Age-related differences in prefrontal cortex activity during retrieval monitoring: testing the compensation and dysfunction accounts

Current theories of cognitive aging emphasize that the prefrontal cortex might not only be a major source of dysfunction but also a source of compensation. We evaluated neural activity associated with retrieval monitoring--or the selection and evaluation of recollected information during memory retrieval--for evidence of dysfunction or compensation. Younger and older adults studied pictures and words and were subsequently given criterial recollection tests during event-related functional magnetic resonance imaging. Although memory accuracy was greater on the picture test than the word test in both groups, activity in right dorsolateral prefrontal cortex (DLPFC) was associated with greater retrieval monitoring demands (word test > picture test) only in younger adults. Similarly, DLPFC activity was consistently associated with greater item difficulty (studied > nonstudied) only in younger adults. Older adults instead exhibited high levels of DLPFC activity for all of these conditions, and activity was greater than younger adults even when test performance was naturally matched across the groups (picture test). Correlations also differed between DLPFC activity and test performance across the groups. Collectively, these findings are more consistent with accounts of DLPFC dysfunction than compensation, suggesting that aging disrupts the otherwise beneficial coupling between DLPFC recruitment and retrieval monitoring demands.

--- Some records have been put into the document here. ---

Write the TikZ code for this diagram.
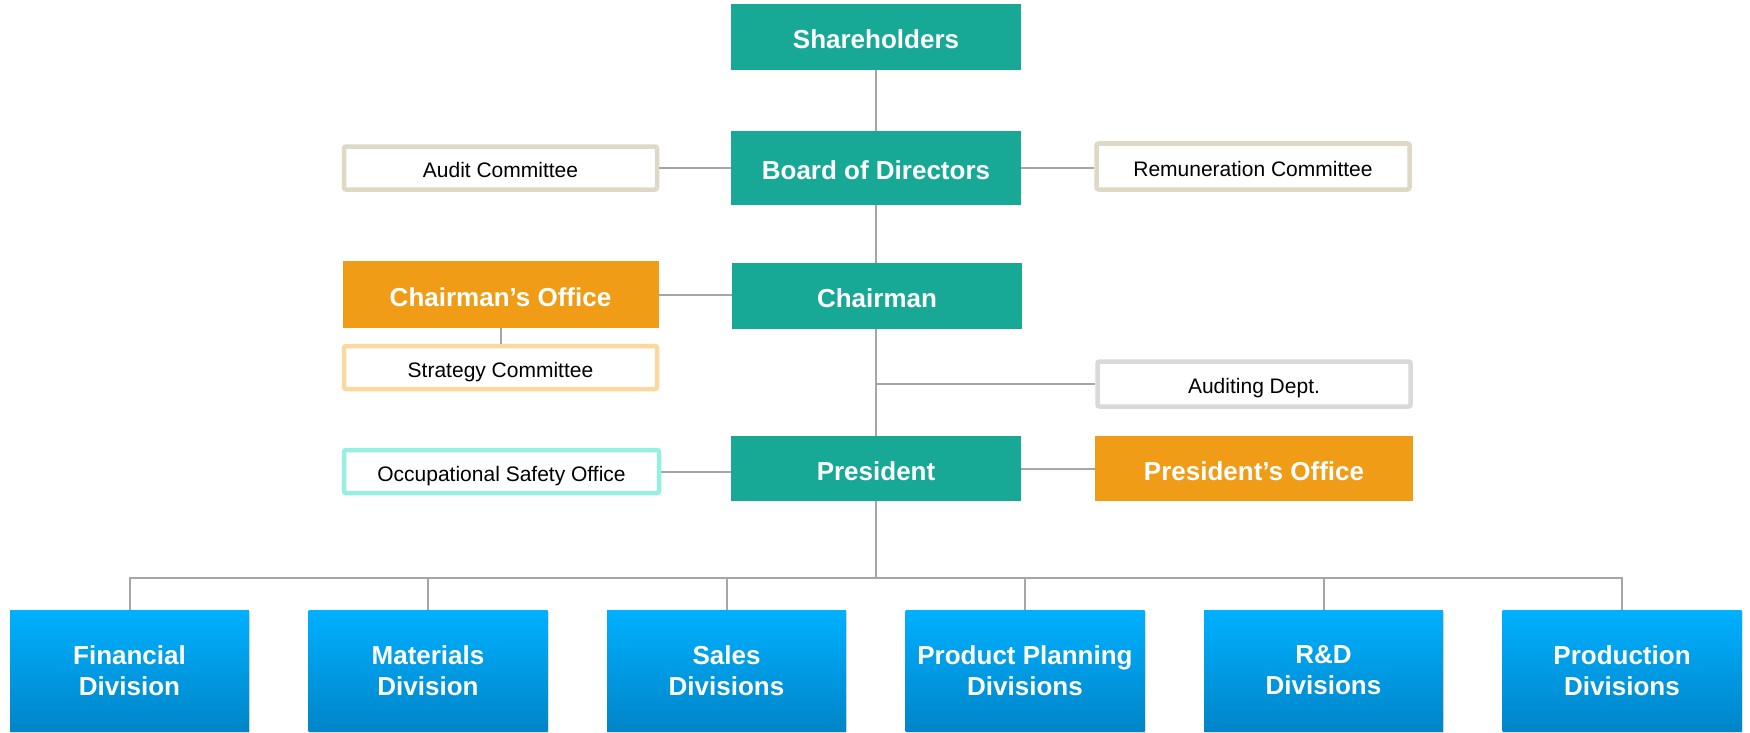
\documentclass[tikz,border=0pt]{standalone}
\usepackage{fontspec}
\setmainfont{Liberation Sans}
\usetikzlibrary{shadows}
\definecolor{tealc}{HTML}{17A996}
\definecolor{orangec}{HTML}{F19C16}
\definecolor{beigec}{HTML}{DDD9C4}
\definecolor{strc}{HTML}{FAD8A0}
\definecolor{grayc}{HTML}{D9D9D9}
\definecolor{aquac}{HTML}{95F0E2}
\definecolor{linec}{HTML}{A6A6A6}
\definecolor{bluetop}{HTML}{00B0FF}
\definecolor{bluebot}{HTML}{0085C8}
\tikzset{
  bigfont/.style={font=\fontsize{26}{31}\selectfont\bfseries},
  tealbox/.style={fill=tealc, text=white, bigfont, inner sep=0pt, minimum width=290pt, minimum height=#1,
    text height=23pt, text depth=0pt},
  orangebox/.style={fill=orangec, text=white, bigfont, inner sep=0pt, minimum width=316pt, minimum height=66pt,
    text height=23pt, text depth=0pt},
  outbox/.style={draw=#1, line width=4.5pt, fill=white, rounded corners=2pt, inner sep=0pt,
    minimum width=313pt, minimum height=43pt, font=\fontsize{21}{25}\selectfont,
    text height=19pt, text depth=0pt},
  divbox/.style={top color=bluetop, bottom color=bluebot, text=white, bigfont, align=center,
    inner sep=0pt, minimum width=239pt, minimum height=121pt,
    drop shadow={shadow xshift=1pt, shadow yshift=-1.5pt, opacity=0.25}},
  conn/.style={draw=linec, line width=2pt},
}
\begin{document}
\begin{tikzpicture}[x=1pt, y=-1pt]
\useasboundingbox (0,0) rectangle (1750,733);
\node[tealbox=66pt] (sh) at (876,37) {Shareholders};
\node[tealbox=74pt] (bod) at (876,168) {Board of Directors};
\node[tealbox=66pt] (chair) at (877,296) {Chairman};
\node[tealbox=65pt] (pres) at (876,468.5) {President};
\node[outbox=beigec] (audit) at (500.5,168) {Audit Committee};
\node[outbox=beigec, minimum height=46pt] (remun) at (1253,166.5) {Remuneration Committee};
\node[orangebox, minimum height=67pt] (co) at (500.5,294.5) {Chairman’s Office};
\node[outbox=strc] (strat) at (500.5,367.5) {Strategy Committee};
\node[outbox=grayc, minimum height=45pt] (adept) at (1254,384) {Auditing Dept.};
\node[outbox=aquac, minimum width=315pt] (oso) at (501.5,471.5) {Occupational Safety Office};
\node[orangebox, minimum height=65pt, minimum width=318pt] (po) at (1254,468.5) {President’s Office};

\node[divbox] (d1) at (129.5,670.5) {Financial\\Division};
\node[divbox] (d2) at (428,670.5) {Materials\\Division};
\node[divbox] (d3) at (726.5,670.5) {Sales\\Divisions};
\node[divbox] (d4) at (1025,670.5) {Product Planning\\Divisions};
\node[divbox] (d5) at (1323.5,670.5) {R\&D\\Divisions};
\node[divbox] (d6) at (1622,670.5) {Production\\Divisions};

\coordinate (bus) at (876,578);
\draw[conn] (sh.south) -- (bod.north);
\draw[conn] (bod.south) -- (bod.south |- chair.north);
\draw[conn] (bod.south |- chair.south) -- (pres.north);
\draw[conn] (audit.east) -- (audit.east -| bod.west);
\draw[conn] (bod.east) -- (bod.east -| remun.west);
\draw[conn] (co.east) -- (co.east -| chair.west);
\draw[conn] (co.south) -- (strat.north);
\draw[conn] (pres.north |- adept.west) -- (adept.west);
\draw[conn] (oso.east) -- (oso.east -| pres.west);
\draw[conn] (pres.east) -- (pres.east -| po.west);
\draw[conn] (pres.south) -- (bus);
\draw[conn] (d1.north) |- (bus) -| (d6.north);
\foreach \d in {d2,d3,d4,d5} {\draw[conn] (\d.north) -- (\d.north |- bus);}
\end{tikzpicture}
\end{document}
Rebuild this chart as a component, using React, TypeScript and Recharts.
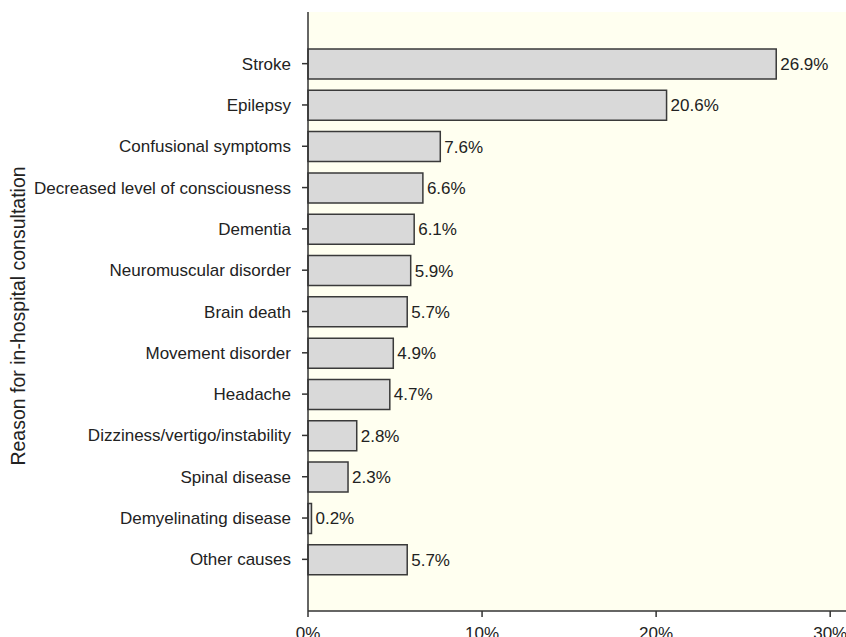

Dissociating source memory decisions in the prefrontal cortex: fMRI of diagnostic and disqualifying monitoring

We used event-related fMRI to study two types of retrieval monitoring that regulate episodic memory accuracy: diagnostic and disqualifying monitoring. Diagnostic monitoring relies on expectations, whereby the failure to retrieve expected recollections prevents source memory misattributions (sometimes called the distinctiveness heuristic). Disqualifying monitoring relies on corroborative evidence, whereby the successful recollection of accurate source information prevents misattribution to an alternative source (sometimes called recall to reject). Using criterial recollection tests, we found that orienting retrieval toward distinctive recollections (colored pictures) reduced source memory misattributions compared with a control test in which retrieval was oriented toward less distinctive recollections (colored font). However, the corresponding neural activity depended on the type of monitoring engaged on these tests. Rejecting items based on the absence of picture recollections (i.e., the distinctiveness heuristic) decreased activity in dorsolateral prefrontal cortex relative to the control test, whereas rejecting items based on successful picture recollections (i.e., a recall-to-reject strategy) increased activity in dorsolateral prefrontal cortex. There also was some evidence that these effects were differentially lateralized. This study provides the first neuroimaging comparison of these two recollection-based monitoring processes and advances theories of prefrontal involvement in memory retrieval.